I'm very confused by this and I'm sure it's something simple, hopefully someone can point me in the right direction.
I am working on a text mining project with the TM package and when I run the code in the console it works perfectly however when I call the function itself, the final output is empty.
Here's some sample code:
func <- function(filename, count=100, full=FALSE){
packages <- c("ggplot2", "tm")
if (length(setdiff(packages, rownames(installed.packages()))) > 0) {
install.packages(setdiff(packages, rownames(installed.packages())))
}
library(tm)
library(ggplot2)
## get data
data <- read.csv(filename)
##Create corpus and remove formatting from text
Tickets <- Corpus(DataframeSource(data))
Tickets = tm_map(Tickets, removePunctuation)
Tickets = tm_map(Tickets, tolower)
##Create stopwords vector to remove complete list from data
stopwords <- read.csv("stopwords.csv", header=FALSE)
stopwords <- as.character(stopwords[,1])
stopwords <- c(stopwords("english"), stopwords)
## create full analasis of whole data, if selected by user
if(full==TRUE){
Tickets = tm_map(Tickets, PlainTextDocument) ##convert back to a text document we can analyse
Tickets.TDM <- TermDocumentMatrix(Tickets) ## create matrix for analysis
TDM.frame <- data.frame(as.matrix(Tickets.TDM))
write.csv(TDM.frame, "Full_queue_analysis.csv")
}
## Remove Stopwords and irrelevant data then convert to TDM for analysis
Tickets = tm_map(Tickets, removeWords, stopwords)

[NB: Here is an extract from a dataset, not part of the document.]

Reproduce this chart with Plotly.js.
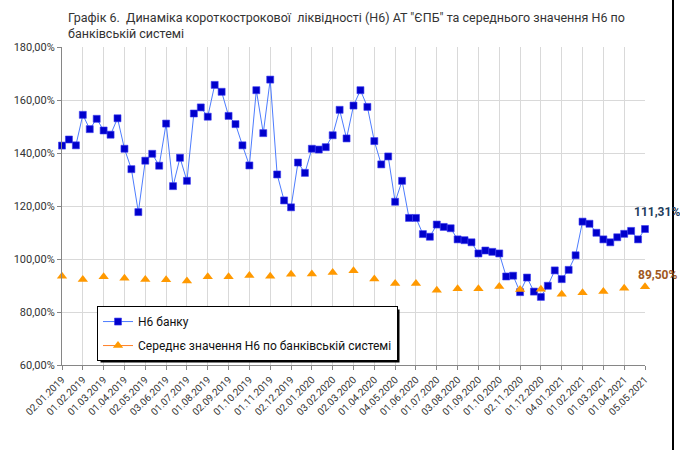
<!DOCTYPE html>
<html>
<head>
<meta charset="utf-8">
<script src="https://cdn.plot.ly/plotly-3.0.1.min.js"></script>
<style>html,body{margin:0;padding:0;background:#fff;}#chart{width:680px;height:450px;}</style>
</head>
<body>
<div id="chart"></div>
<script>
const dates = [
  "02.01.2019","11.01.2019","21.01.2019","01.02.2019","11.02.2019","21.02.2019","01.03.2019","11.03.2019","21.03.2019",
  "01.04.2019","11.04.2019","22.04.2019","02.05.2019","13.05.2019","21.05.2019","03.06.2019","11.06.2019","21.06.2019",
  "01.07.2019","11.07.2019","22.07.2019","01.08.2019","12.08.2019","21.08.2019","02.09.2019","11.09.2019","23.09.2019",
  "01.10.2019","11.10.2019","21.10.2019","01.11.2019","11.11.2019","21.11.2019","02.12.2019","11.12.2019","23.12.2019",
  "02.01.2020","13.01.2020","21.01.2020","03.02.2020","11.02.2020","21.02.2020","02.03.2020","11.03.2020","23.03.2020",
  "01.04.2020","13.04.2020","21.04.2020","04.05.2020","13.05.2020","21.05.2020","01.06.2020","11.06.2020","22.06.2020",
  "01.07.2020","13.07.2020","21.07.2020","03.08.2020","11.08.2020","21.08.2020","01.09.2020","11.09.2020","21.09.2020",
  "01.10.2020","12.10.2020","21.10.2020","02.11.2020","11.11.2020","23.11.2020","01.12.2020","11.12.2020","21.12.2020",
  "04.01.2021","11.01.2021","21.01.2021","01.02.2021","11.02.2021","22.02.2021","01.03.2021","11.03.2021","22.03.2021",
  "01.04.2021","12.04.2021","21.04.2021","05.05.2021"
];

const tickLabels = [
  "02.01.2019","01.02.2019","01.03.2019","01.04.2019","02.05.2019","03.06.2019","01.07.2019","01.08.2019","02.09.2019",
  "01.10.2019","01.11.2019","02.12.2019","02.01.2020","03.02.2020","02.03.2020","01.04.2020","04.05.2020","01.06.2020",
  "01.07.2020","03.08.2020","01.09.2020","01.10.2020","02.11.2020","01.12.2020","04.01.2021","01.02.2021","01.03.2021",
  "01.04.2021","05.05.2021"
];

const bankValues = [
  142.8,145.1,142.9,154.4,149.0,152.9,148.5,146.9,153.1,
  141.6,133.9,117.7,137.1,139.7,135.2,151.1,127.5,138.2,
  129.5,154.9,157.2,153.7,165.7,163.1,154.0,150.9,142.9,
  135.3,163.7,147.5,167.7,131.9,122.1,119.5,136.4,132.5,
  141.6,141.3,142.2,146.7,156.3,145.5,157.9,163.7,157.4,
  144.5,135.7,138.7,121.6,129.5,115.5,115.5,109.4,108.4,
  113.0,112.1,111.6,107.4,107.1,106.3,102.1,103.2,102.7,
  102.1,93.4,93.7,87.5,93.0,87.7,85.7,89.9,95.7,
  92.4,95.9,101.4,114.1,113.3,109.9,107.4,106.3,108.2,
  109.5,110.6,107.4,111.31
];

const avgValues = [
  93.5,92.3,93.3,92.7,92.3,92.2,91.7,93.3,93.3,
  93.8,93.5,94.2,94.3,94.9,95.6,92.5,90.8,90.8,
  88.2,88.8,88.8,89.6,88.5,88.6,86.7,87.3,87.7,
  89.0,89.50
];

const seriesNames = ["Н6 банку", "Середнє значення Н6 по банківській системі"];
const titleText = "Графік 6.  Динаміка короткострокової  ліквідності (Н6) АТ \"ЄПБ\" та середнього значення Н6 по<br>банківській системі";

const avgOnDates = dates.map(d => {
  const i = tickLabels.indexOf(d);
  return i >= 0 ? avgValues[i] : null;
});

const fmt = v => v.toFixed(2).replace(".", ",") + "%";
const FONT = "Roboto, 'Noto Sans', sans-serif";
const lastDate = dates[dates.length - 1];

const traces = [
  {
    type: "scatter", mode: "lines+markers", name: seriesNames[0], legendgroup: "a",
    x: dates, y: bankValues, cliponaxis: false,
    line: {color: "#4D7CFE", width: 1},
    marker: {symbol: "square", size: 7, color: "#0000CC", line: {color: "#3A3AF0", width: 0.6}}
  },
  {
    type: "scatter", mode: "lines+markers", name: seriesNames[1], legendgroup: "b",
    x: dates, y: avgOnDates, connectgaps: false, cliponaxis: false,
    line: {color: "#FF7F27", width: 1},
    marker: {symbol: "triangle-up", size: 9, color: "#FF9900", line: {width: 0}}
  }
];

const layout = {
  width: 680, height: 450,
  margin: {l: 62, r: 35, t: 47, b: 85, pad: 0},
  paper_bgcolor: "#fff", plot_bgcolor: "#fff",
  separators: ", ",
  font: {family: FONT, color: "#333"},
  title: {
    text: titleText, xref: "container", x: 68/680, xanchor: "left",
    yref: "container", y: 1 - 22/450, yanchor: "top",
    font: {family: FONT, size: 12.5, color: "#333"}
  },
  xaxis: {
    type: "category", categoryorder: "array", categoryarray: dates,
    range: [0, dates.length - 1], autorange: false,
    tickmode: "array", tickvals: tickLabels, ticktext: tickLabels,
    tickangle: -45, tickfont: {family: FONT, size: 10, color: "#333"},
    showgrid: true, gridcolor: "#d9d9d9", gridwidth: 1,
    showline: true, linecolor: "#868686", linewidth: 1,
    ticks: "outside", ticklen: 4, tickcolor: "#868686",
    zeroline: false, fixedrange: true
  },
  yaxis: {
    range: [60, 180], autorange: false, dtick: 20, tick0: 60,
    tickformat: ".2f", ticksuffix: "%",
    tickfont: {family: FONT, size: 11, color: "#333"},
    showgrid: true, gridcolor: "#d9d9d9", gridwidth: 1,
    showline: true, linecolor: "#868686", linewidth: 1,
    ticks: "outside", ticklen: 4, tickcolor: "#868686",
    zeroline: false, fixedrange: true
  },
  showlegend: true,
  legend: {
    x: (97 - 62) / 583, xanchor: "left", y: (365 - 306) / 318.3, yanchor: "top",
    bgcolor: "#fff", bordercolor: "#000", borderwidth: 1,
    font: {family: FONT, size: 12, color: "#111"},
    traceorder: "grouped", tracegroupgap: 5
  },
  annotations: [
    {x: lastDate, y: bankValues[bankValues.length - 1], xref: "x", yref: "y",
     text: "<b>" + fmt(bankValues[bankValues.length - 1]) + "</b>", showarrow: false,
     xanchor: "left", xshift: -13, yshift: 17,
     font: {family: FONT, size: 12, color: "#1F3D5C"}},
    {x: lastDate, y: avgValues[avgValues.length - 1], xref: "x", yref: "y",
     text: "<b>" + fmt(avgValues[avgValues.length - 1]) + "</b>", showarrow: false,
     xanchor: "left", xshift: -9, yshift: 12,
     font: {family: FONT, size: 12, color: "#A0581E"}}
  ],
  shapes: [
    {type: "line", xref: "paper", yref: "paper",
     x0: (673 - 62) / 583, x1: (673 - 62) / 583, y0: -85 / 318, y1: 1 + 47 / 318,
     line: {color: "#000", width: 2}, layer: "above"}
  ]
};

Plotly.newPlot("chart", traces, layout, {staticPlot: true, displayModeBar: false}).then(gd => {
  const bg = gd.querySelector(".legend .bg");
  if (!bg) return;
  const r = bg.getBoundingClientRect();
  const c = gd.getBoundingClientRect();
  const fl = gd._fullLayout;
  const pw = fl._size.w, ph = fl._size.h, pl = fl._size.l, pt = fl._size.t;
  const toX = px => (px - c.left - pl) / pw;
  const toY = py => 1 - (py - c.top - pt) / ph;
  const shadow = {type: "rect", xref: "paper", yref: "paper",
    x0: toX(r.left + 3), x1: toX(r.right + 2), y0: toY(r.bottom + 2), y1: toY(r.top + 3),
    fillcolor: "#000", line: {width: 0}, layer: "above"};
  Plotly.relayout(gd, {shapes: layout.shapes.concat([shadow])});
});
</script>
</body>
</html>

Tickets = tm_map(Tickets, removeNumbers)
Tickets = tm_map(Tickets, stripWhitespace)
Tickets = tm_map(Tickets, PlainTextDocument)
Tickets.TDM <- TermDocumentMatrix(Tickets)
## matrix to frame for additional calculations
TDM.frame <- data.frame(as.matrix(Tickets.TDM))
##count each word once word per entry and only display those which count more than user specified amount
Counts.df <- data.frame(rowSums(TDM.frame > 0))
colnames(Counts.df) <- "count"
Counts.df <- subset(Counts.df, count > count)
## create csv file for final counts
write.csv(Counts.df, "Queue_analysis.csv")
##Print basic analysis based on user option
cat("Terms which appear more than",count,"times:")
findFreqTerms(Tickets.TDM, count)
Things seem to go wrong when initialising the Counts.df vector, I can run this perfectly through the console and it populates with the correct data however when run in the funciton it is completely empty, though it does exist.
There's no errors and the function ends as expected but when opening the csv file, it's empty with just the "count" header.
Thanks for any advice!
Edit - added function itself, sorry!